**Work instructions**
Type again, exactly, the lines below from the start through the line that includes "minimum width=352.7pt, minimum".

Figure scripts
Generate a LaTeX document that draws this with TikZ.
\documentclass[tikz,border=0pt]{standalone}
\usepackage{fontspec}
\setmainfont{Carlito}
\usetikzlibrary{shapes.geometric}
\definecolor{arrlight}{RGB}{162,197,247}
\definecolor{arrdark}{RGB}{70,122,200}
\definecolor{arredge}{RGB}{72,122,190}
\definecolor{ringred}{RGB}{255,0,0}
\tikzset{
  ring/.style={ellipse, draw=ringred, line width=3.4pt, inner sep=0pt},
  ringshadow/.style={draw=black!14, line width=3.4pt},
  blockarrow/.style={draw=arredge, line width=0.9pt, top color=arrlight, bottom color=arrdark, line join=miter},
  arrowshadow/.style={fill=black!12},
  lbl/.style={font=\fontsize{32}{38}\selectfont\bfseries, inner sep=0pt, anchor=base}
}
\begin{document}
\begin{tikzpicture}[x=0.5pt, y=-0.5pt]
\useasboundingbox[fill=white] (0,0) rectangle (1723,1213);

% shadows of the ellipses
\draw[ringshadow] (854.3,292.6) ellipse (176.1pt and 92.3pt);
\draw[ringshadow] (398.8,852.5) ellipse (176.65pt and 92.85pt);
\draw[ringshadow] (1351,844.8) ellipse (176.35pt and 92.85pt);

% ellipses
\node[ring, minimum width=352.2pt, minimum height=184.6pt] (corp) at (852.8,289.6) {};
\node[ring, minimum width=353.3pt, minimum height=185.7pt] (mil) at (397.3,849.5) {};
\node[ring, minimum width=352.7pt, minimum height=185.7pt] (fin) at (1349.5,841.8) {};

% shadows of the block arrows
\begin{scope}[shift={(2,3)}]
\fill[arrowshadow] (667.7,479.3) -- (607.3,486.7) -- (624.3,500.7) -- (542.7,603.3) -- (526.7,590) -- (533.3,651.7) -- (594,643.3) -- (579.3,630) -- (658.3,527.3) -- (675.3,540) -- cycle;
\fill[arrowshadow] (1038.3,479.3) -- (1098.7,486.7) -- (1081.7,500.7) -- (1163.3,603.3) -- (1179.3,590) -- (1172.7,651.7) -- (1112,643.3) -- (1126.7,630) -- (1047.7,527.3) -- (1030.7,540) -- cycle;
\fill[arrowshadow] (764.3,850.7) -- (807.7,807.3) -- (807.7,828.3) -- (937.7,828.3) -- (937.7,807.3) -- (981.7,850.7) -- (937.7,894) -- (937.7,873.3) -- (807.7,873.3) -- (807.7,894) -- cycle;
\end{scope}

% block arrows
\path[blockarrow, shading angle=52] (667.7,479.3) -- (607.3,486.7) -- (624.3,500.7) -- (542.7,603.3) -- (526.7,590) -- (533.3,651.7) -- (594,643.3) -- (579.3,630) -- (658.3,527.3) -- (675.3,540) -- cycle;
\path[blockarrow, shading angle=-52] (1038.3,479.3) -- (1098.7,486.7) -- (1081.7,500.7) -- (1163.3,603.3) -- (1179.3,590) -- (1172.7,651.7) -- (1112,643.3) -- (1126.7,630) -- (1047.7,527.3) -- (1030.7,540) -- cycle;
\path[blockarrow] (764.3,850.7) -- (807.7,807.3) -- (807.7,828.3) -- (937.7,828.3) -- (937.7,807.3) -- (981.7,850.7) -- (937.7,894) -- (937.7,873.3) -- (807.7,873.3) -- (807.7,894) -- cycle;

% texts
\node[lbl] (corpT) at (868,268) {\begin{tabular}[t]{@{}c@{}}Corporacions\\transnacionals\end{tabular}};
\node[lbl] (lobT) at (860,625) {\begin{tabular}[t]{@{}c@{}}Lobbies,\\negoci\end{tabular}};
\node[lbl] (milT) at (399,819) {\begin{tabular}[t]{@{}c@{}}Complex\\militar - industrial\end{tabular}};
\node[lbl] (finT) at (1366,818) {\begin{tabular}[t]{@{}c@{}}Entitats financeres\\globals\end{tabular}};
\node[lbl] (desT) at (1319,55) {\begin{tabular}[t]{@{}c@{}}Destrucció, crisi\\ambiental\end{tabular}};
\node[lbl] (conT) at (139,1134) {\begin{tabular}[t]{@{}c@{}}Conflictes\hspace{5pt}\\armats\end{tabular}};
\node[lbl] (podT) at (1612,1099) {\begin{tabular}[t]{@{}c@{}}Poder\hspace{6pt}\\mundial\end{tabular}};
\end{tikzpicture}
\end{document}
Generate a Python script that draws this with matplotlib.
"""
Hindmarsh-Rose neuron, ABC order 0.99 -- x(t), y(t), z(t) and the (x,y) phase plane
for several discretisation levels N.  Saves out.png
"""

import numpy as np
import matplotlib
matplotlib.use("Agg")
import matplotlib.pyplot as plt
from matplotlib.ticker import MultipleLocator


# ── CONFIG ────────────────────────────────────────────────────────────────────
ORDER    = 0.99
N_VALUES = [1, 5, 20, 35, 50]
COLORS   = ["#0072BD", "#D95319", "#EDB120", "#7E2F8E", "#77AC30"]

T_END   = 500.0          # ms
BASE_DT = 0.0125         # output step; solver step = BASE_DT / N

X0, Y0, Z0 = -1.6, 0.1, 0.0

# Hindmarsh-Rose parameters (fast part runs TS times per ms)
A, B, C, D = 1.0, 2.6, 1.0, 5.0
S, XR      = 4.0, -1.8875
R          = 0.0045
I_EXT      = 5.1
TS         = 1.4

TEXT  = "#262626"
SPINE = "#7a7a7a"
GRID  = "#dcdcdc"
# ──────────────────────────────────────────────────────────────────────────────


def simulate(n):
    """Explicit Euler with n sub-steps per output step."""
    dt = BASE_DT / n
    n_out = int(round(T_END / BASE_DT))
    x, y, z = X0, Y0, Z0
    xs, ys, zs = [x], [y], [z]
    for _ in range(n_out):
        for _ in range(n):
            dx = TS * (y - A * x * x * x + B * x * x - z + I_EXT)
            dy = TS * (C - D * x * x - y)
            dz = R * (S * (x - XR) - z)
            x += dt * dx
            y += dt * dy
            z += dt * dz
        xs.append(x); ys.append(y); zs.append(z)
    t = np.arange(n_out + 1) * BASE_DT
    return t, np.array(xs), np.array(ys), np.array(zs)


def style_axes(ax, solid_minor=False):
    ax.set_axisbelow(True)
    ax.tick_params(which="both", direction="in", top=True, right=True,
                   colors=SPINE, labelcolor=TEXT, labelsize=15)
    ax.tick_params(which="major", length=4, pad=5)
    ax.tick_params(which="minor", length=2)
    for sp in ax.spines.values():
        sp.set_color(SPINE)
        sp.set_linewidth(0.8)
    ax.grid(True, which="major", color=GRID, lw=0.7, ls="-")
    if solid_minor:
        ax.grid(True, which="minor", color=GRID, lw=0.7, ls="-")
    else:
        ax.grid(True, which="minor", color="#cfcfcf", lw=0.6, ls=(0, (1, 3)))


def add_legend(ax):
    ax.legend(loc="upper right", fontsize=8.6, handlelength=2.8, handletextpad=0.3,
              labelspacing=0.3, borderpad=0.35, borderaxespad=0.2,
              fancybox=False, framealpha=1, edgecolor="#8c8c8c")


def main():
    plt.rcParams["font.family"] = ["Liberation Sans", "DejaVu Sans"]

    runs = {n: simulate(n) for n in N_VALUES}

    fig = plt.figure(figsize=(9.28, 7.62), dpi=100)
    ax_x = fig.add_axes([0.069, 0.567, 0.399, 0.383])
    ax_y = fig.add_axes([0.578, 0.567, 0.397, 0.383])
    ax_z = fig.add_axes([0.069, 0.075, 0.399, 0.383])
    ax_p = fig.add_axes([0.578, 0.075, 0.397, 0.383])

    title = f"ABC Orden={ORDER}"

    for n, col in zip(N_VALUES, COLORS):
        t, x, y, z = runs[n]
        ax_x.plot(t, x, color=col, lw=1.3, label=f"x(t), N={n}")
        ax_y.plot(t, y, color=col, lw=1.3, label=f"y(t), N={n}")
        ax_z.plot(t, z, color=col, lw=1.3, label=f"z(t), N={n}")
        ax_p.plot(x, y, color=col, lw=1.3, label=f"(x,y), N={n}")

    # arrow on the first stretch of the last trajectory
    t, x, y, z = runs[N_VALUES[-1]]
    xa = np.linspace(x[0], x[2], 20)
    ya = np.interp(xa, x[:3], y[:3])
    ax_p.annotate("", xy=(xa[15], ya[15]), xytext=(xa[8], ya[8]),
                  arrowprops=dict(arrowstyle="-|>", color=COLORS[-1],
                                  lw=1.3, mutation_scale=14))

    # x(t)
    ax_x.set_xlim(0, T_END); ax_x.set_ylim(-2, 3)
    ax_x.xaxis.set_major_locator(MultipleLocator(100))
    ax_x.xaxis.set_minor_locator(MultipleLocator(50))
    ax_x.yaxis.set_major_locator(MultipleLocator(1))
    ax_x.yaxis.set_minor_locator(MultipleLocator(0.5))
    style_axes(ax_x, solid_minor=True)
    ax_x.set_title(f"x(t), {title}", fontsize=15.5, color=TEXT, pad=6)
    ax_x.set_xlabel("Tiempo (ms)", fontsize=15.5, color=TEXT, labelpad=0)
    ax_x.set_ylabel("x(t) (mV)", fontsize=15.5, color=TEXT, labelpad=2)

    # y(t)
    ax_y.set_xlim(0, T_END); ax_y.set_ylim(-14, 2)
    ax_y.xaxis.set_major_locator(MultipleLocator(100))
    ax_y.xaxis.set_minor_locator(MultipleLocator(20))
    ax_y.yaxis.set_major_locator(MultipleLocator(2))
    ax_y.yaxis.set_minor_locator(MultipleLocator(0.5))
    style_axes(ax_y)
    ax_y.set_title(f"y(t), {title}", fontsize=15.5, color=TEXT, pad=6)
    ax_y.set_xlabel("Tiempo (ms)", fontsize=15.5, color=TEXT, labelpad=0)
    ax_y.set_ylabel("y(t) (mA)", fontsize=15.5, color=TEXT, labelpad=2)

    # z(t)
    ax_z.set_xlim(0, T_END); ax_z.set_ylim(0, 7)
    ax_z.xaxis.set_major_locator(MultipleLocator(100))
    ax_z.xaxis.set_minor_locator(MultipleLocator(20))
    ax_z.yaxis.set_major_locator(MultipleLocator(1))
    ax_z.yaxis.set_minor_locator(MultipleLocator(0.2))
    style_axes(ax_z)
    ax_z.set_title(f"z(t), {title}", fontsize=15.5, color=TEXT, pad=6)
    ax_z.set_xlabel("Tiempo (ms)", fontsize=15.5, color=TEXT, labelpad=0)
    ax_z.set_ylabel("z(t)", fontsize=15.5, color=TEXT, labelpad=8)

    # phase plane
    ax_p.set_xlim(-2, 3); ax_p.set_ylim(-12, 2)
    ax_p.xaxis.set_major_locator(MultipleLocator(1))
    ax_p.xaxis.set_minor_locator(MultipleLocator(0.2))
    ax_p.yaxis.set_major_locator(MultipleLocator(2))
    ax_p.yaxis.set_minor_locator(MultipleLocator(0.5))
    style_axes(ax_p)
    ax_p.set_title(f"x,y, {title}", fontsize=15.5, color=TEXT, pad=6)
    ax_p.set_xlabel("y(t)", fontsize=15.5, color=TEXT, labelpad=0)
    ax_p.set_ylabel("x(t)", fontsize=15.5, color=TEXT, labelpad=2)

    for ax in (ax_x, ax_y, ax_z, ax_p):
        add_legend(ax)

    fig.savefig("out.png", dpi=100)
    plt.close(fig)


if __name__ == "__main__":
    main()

**Exercise solution**
Generate a LaTeX document that draws this with TikZ.
\documentclass[tikz,border=0pt]{standalone}
\usepackage{fontspec}
\setmainfont{Carlito}
\usetikzlibrary{shapes.geometric}
\definecolor{arrlight}{RGB}{162,197,247}
\definecolor{arrdark}{RGB}{70,122,200}
\definecolor{arredge}{RGB}{72,122,190}
\definecolor{ringred}{RGB}{255,0,0}
\tikzset{
  ring/.style={ellipse, draw=ringred, line width=3.4pt, inner sep=0pt},
  ringshadow/.style={draw=black!14, line width=3.4pt},
  blockarrow/.style={draw=arredge, line width=0.9pt, top color=arrlight, bottom color=arrdark, line join=miter},
  arrowshadow/.style={fill=black!12},
  lbl/.style={font=\fontsize{32}{38}\selectfont\bfseries, inner sep=0pt, anchor=base}
}
\begin{document}
\begin{tikzpicture}[x=0.5pt, y=-0.5pt]
\useasboundingbox[fill=white] (0,0) rectangle (1723,1213);

% shadows of the ellipses
\draw[ringshadow] (854.3,292.6) ellipse (176.1pt and 92.3pt);
\draw[ringshadow] (398.8,852.5) ellipse (176.65pt and 92.85pt);
\draw[ringshadow] (1351,844.8) ellipse (176.35pt and 92.85pt);

% ellipses
\node[ring, minimum width=352.2pt, minimum height=184.6pt] (corp) at (852.8,289.6) {};
\node[ring, minimum width=353.3pt, minimum height=185.7pt] (mil) at (397.3,849.5) {};
\node[ring, minimum width=352.7pt, minimum height=185.7pt] (fin) at (1349.5,841.8) {};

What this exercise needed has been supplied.